Problem statement. Copy out exactly the lines from the first line of the material below through the line containing "2270,2277,2284,2291,2298,2305];", and nothing beyond them.

Provided data.

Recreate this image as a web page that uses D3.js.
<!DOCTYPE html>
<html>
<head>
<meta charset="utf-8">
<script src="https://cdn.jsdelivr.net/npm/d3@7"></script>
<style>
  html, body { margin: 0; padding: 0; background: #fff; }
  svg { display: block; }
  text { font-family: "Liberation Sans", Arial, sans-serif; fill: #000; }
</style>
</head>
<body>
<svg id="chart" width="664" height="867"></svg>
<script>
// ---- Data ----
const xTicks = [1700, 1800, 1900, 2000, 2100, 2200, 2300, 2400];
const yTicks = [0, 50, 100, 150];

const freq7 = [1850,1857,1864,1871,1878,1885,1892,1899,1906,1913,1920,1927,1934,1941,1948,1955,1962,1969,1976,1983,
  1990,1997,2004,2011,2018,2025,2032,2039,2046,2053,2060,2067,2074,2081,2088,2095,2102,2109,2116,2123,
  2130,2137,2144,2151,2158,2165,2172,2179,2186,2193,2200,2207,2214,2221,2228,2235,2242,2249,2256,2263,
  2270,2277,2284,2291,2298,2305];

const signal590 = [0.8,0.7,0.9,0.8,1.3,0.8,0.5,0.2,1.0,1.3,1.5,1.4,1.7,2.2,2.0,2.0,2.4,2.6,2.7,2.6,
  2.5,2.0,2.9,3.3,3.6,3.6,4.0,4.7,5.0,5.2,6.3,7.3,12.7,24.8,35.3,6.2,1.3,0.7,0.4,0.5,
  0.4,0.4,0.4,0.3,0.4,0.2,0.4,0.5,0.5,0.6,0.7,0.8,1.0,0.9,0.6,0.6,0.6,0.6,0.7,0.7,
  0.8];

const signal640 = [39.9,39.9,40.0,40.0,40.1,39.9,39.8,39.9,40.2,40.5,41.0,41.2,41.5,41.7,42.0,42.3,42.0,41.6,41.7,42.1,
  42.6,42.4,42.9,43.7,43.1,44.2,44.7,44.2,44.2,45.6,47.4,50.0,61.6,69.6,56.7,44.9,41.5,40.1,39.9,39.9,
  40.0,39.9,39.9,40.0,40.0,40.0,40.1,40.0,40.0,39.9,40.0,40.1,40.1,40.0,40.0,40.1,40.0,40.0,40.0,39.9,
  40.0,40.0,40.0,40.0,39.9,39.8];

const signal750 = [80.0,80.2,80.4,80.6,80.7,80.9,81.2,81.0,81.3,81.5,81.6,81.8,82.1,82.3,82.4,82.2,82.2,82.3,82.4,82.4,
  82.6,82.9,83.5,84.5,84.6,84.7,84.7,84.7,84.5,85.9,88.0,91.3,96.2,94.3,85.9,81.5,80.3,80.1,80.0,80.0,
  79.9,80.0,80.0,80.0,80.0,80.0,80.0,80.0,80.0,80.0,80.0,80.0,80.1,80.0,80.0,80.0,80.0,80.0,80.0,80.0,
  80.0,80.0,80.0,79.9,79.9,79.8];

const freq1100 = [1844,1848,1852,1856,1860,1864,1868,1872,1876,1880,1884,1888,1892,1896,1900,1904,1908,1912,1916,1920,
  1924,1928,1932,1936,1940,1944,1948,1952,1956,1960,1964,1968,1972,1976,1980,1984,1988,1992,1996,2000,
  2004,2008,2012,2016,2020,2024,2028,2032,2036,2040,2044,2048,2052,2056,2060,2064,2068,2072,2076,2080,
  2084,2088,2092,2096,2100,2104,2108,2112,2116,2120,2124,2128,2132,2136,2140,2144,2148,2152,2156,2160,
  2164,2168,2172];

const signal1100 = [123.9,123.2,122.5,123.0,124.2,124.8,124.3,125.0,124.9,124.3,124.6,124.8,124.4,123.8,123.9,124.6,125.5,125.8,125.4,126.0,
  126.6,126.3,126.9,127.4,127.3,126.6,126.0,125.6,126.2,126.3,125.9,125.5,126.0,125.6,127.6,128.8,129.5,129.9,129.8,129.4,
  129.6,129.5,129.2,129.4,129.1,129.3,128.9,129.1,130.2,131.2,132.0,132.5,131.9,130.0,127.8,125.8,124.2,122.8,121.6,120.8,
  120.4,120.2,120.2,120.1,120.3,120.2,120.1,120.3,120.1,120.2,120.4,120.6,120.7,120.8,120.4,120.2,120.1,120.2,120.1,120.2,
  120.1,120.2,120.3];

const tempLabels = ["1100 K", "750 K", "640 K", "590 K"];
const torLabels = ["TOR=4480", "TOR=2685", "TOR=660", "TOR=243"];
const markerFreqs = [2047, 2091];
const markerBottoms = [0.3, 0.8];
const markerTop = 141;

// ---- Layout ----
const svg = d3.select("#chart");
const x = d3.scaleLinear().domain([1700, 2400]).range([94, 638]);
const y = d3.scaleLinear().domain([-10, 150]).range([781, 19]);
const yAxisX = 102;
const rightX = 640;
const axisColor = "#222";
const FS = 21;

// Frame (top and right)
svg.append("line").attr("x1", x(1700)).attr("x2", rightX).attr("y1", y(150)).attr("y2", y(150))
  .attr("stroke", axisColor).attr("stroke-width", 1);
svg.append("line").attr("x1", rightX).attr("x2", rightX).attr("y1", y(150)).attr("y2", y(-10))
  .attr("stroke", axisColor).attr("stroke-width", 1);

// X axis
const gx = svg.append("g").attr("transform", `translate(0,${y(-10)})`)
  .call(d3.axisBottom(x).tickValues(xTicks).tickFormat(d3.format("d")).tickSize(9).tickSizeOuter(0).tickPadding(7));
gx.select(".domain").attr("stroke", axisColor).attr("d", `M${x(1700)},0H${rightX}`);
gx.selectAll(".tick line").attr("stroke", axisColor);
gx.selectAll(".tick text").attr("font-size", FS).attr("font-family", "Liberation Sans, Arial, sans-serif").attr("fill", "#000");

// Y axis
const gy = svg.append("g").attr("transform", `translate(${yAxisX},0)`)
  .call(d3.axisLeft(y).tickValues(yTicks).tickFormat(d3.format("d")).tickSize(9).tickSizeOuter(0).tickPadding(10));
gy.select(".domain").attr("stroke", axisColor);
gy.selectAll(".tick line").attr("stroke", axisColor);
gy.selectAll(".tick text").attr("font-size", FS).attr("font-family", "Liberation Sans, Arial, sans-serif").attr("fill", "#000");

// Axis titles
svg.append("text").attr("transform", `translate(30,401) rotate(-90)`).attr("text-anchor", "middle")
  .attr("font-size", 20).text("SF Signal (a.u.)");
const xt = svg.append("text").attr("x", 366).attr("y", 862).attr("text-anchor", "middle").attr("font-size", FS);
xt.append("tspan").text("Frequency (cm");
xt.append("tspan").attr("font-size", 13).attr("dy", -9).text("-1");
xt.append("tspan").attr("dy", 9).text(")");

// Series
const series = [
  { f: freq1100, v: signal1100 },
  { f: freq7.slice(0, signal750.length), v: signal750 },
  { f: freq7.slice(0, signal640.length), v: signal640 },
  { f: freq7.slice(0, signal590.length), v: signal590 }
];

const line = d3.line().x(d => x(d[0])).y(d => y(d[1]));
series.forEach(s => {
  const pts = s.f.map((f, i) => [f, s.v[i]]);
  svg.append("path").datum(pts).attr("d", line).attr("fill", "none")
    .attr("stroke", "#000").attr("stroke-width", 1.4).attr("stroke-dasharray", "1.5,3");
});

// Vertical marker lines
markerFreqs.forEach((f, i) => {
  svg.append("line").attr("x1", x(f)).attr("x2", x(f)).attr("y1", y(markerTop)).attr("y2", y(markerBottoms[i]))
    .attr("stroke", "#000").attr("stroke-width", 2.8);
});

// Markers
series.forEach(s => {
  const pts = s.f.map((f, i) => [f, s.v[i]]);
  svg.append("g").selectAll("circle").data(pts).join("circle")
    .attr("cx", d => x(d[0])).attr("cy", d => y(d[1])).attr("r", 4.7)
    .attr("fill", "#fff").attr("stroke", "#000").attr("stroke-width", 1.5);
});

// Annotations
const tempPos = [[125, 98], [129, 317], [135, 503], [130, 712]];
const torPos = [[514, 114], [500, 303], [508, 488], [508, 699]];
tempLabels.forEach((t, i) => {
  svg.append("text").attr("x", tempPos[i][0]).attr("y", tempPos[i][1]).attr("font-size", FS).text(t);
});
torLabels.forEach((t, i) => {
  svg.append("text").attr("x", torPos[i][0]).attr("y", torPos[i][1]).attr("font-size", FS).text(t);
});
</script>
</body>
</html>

Problem solution.
Recreate this image as a web page that uses D3.js.
<!DOCTYPE html>
<html>
<head>
<meta charset="utf-8">
<script src="https://cdn.jsdelivr.net/npm/d3@7"></script>
<style>
  html, body { margin: 0; padding: 0; background: #fff; }
  svg { display: block; }
  text { font-family: "Liberation Sans", Arial, sans-serif; fill: #000; }
</style>
</head>
<body>
<svg id="chart" width="664" height="867"></svg>
<script>
// ---- Data ----
const xTicks = [1700, 1800, 1900, 2000, 2100, 2200, 2300, 2400];
const yTicks = [0, 50, 100, 150];

const freq7 = [1850,1857,1864,1871,1878,1885,1892,1899,1906,1913,1920,1927,1934,1941,1948,1955,1962,1969,1976,1983,
  1990,1997,2004,2011,2018,2025,2032,2039,2046,2053,2060,2067,2074,2081,2088,2095,2102,2109,2116,2123,
  2130,2137,2144,2151,2158,2165,2172,2179,2186,2193,2200,2207,2214,2221,2228,2235,2242,2249,2256,2263,
  2270,2277,2284,2291,2298,2305];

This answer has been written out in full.